Now we will put it all together into an app using flask and create an API. Follow the directions below carefully. Running this code inside Jupyter casues problems becasue there is no easy way to shutdown your app. This block repeats material from earlier so that it is available to this standalone app.


In [None]:
# don't run the "app.run()" line in Jupyter. 
# Instead, copy the text of  this block and save as "first_app.py" after uncommenting the last 2 lines and 
# run it from a terminal or prompt with this command: "python3 first_app.py"
# The BP.csv file must be in the same folder

import pandas as pd
from sqlalchemy import create_engine, text
from flask import Flask, request, jsonify #added to top of file
from flask_cors import CORS #added to top of file
import json

def get_chemicals(bp_value):
    chemicals = {}
    df = pd.read_csv("../data/BP.csv")
    
    # Create SQLite engine
    engine = create_engine('sqlite://', echo=False)
    
    # Save DataFrame to SQL database
    df.to_sql('chemical', con=engine, if_exists='replace', index=False)
    
    # Define column names (in case you need to map them later)
    col_names = ['index', 'compound_number', 'name', 'BP_C', 'BP_K', 'SMILES', 'MW']
    
    try:
        # Establish a connection using context manager
        with engine.connect() as connection:
            
            # Use text() to run the SQL query
            query = text("SELECT * FROM chemical WHERE BP_C = :bp_value")
            result = connection.execute(query, {'bp_value': bp_value})
            
            # Fetch all rows matching the boiling point condition as mappings (dictionary-like rows)
            rows = result.mappings().all()  # Use .mappings() to access rows by column names
            
            if not rows:
                print("No results found")
                return json.dumps({})
            
            # Prepare the dictionary of chemicals
            for row in rows:
                # `row` is now a dictionary-like object, so you can access values by column name
                chemical = {col: row[col] for col in col_names if col in row}
                chemicals[row['name']] = chemical  # Use 'name' as the key for each chemical

    except Exception as e:
        print(f"An error occurred: {e}")
        return json.dumps({})

    # Convert dictionary to JSON for output
    chemicals_out = json.dumps(chemicals, separators=(',', ':'))
    
    return chemicals_out

app = Flask(__name__)
CORS(app, resources={r"/*": {"origins": "*"}})

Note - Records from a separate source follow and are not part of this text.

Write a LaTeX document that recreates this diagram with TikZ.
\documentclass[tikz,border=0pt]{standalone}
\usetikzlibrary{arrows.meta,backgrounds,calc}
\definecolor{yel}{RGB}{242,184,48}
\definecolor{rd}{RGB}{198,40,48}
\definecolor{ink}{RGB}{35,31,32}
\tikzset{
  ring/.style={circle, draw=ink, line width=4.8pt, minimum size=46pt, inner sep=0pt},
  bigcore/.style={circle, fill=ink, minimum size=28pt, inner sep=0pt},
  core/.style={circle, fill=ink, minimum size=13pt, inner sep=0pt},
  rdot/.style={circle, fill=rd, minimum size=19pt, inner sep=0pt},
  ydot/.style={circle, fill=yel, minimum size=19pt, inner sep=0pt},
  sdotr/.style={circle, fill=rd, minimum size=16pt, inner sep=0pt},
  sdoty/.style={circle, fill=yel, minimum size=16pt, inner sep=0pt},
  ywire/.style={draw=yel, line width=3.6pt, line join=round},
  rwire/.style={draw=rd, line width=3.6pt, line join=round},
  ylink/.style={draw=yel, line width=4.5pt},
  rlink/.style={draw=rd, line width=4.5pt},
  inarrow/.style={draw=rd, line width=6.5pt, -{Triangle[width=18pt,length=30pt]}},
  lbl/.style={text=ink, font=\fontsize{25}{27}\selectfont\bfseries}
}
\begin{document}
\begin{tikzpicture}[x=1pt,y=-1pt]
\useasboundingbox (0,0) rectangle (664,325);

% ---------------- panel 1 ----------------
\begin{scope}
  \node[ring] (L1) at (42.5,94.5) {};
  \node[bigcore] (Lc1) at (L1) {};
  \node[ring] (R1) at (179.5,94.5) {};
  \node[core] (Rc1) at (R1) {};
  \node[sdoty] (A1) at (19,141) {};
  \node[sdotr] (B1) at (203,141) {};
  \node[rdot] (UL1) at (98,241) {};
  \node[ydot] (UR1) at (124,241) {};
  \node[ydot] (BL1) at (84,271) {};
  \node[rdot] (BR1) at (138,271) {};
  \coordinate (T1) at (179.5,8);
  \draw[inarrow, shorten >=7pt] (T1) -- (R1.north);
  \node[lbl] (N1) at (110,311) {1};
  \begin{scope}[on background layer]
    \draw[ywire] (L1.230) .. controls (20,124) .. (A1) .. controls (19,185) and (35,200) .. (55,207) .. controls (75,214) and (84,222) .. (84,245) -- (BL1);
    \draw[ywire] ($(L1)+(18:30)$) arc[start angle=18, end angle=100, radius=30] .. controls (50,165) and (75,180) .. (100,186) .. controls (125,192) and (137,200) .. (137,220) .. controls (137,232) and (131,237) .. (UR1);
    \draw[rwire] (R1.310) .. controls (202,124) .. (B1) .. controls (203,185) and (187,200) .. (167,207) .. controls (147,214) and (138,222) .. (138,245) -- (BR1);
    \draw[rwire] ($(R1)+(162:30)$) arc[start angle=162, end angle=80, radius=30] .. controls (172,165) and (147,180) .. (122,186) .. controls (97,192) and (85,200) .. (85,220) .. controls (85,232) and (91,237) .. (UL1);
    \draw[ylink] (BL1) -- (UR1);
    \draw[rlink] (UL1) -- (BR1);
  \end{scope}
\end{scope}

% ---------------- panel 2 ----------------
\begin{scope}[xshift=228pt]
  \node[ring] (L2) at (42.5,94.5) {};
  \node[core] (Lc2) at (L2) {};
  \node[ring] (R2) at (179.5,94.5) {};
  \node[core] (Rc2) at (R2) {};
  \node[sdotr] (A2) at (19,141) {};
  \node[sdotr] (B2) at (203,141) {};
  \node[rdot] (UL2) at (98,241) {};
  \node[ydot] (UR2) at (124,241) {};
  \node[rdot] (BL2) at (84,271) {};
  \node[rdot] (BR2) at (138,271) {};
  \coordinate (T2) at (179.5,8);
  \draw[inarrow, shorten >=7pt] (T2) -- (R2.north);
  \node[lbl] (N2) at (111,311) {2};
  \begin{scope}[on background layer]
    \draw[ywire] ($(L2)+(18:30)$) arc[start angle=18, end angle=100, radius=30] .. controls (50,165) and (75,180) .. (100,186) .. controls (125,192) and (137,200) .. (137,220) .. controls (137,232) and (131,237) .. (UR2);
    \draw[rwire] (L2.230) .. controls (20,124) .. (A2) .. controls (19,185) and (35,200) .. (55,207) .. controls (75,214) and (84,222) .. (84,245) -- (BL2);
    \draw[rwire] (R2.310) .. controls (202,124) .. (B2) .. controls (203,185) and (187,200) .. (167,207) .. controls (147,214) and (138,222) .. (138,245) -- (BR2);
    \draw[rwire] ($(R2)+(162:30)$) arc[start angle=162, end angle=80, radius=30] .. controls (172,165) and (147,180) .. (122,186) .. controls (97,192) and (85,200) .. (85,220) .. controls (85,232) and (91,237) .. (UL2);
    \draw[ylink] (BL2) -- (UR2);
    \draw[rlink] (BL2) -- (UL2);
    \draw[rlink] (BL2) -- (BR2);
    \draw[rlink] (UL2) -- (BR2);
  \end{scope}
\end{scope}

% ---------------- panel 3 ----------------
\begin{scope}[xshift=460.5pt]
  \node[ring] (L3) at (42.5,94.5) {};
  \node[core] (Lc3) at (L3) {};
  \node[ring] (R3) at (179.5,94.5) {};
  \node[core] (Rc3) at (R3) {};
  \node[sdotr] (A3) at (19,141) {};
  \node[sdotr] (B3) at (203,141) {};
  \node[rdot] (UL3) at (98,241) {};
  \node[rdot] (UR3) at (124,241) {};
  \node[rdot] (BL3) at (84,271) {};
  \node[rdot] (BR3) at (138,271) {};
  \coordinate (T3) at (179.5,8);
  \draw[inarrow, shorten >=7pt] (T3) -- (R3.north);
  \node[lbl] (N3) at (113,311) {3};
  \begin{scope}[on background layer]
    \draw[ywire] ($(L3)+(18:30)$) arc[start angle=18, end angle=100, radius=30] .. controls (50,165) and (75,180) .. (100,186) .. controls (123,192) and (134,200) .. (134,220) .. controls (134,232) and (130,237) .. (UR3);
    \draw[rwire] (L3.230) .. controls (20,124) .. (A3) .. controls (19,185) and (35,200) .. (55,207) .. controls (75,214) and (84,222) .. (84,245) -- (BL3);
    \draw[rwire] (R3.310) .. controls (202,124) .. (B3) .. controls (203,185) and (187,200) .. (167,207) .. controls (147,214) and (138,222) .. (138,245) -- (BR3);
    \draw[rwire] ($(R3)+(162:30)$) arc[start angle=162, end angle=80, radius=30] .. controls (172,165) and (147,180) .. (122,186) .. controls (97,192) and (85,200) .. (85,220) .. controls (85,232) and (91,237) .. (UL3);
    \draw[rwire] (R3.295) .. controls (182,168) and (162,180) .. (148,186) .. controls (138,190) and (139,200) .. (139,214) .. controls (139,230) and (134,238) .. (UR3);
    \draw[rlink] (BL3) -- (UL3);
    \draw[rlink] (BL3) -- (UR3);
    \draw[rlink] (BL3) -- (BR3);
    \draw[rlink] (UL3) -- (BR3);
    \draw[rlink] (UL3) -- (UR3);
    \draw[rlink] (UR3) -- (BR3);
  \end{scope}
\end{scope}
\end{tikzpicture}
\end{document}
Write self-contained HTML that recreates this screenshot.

@app.route('/api/chemical/<name>', methods=['GET','POST'])

def api_get_users(name):
    return jsonify(get_chemicals(name))

if __name__ == ('__main__'):
    app.run()


In [None]:
import requests
mydata = '-0.1'
url = 'http://127.0.0.1:5000/api/chemical/-0.1'
req = requests.post(url, data = mydata)
print(req.text)


Assignment, option 1:

create a second SQL database from the solubility data we started with. Create a query that returns a 
smiles(or many) based on an input solubility value


Assignment, option 2:

Add a range input option.



Hints:

You can do the API assignment using a GET instead of a POST. The main issue to solve is that you need to pass a variable following the variable rules discussed here: https://flask.palletsprojects.com/en/2.2.x/quickstart/#routingLinks to an external site.

And after getting the variable from the API it needs to get passed again to get_chemicals.

It is easier to troubleshoot in Jupyter compared to running scripts from terminal/command prompt. I’d recommend doing as much work as you can in Jupyter before saving the script and moving to terminal.

Save your file ending in .py

When you run your script in terminal or prompt, make sure that you are in an environment that has flask, flask_cors, sqlalchemy, json, and pandas installed.

You can check what packages are available in a given environment by typing “pip list in your terminal. If you are unable to navigate to the environment you want, you can always create a new one with conda from the terminal and install the packages you need.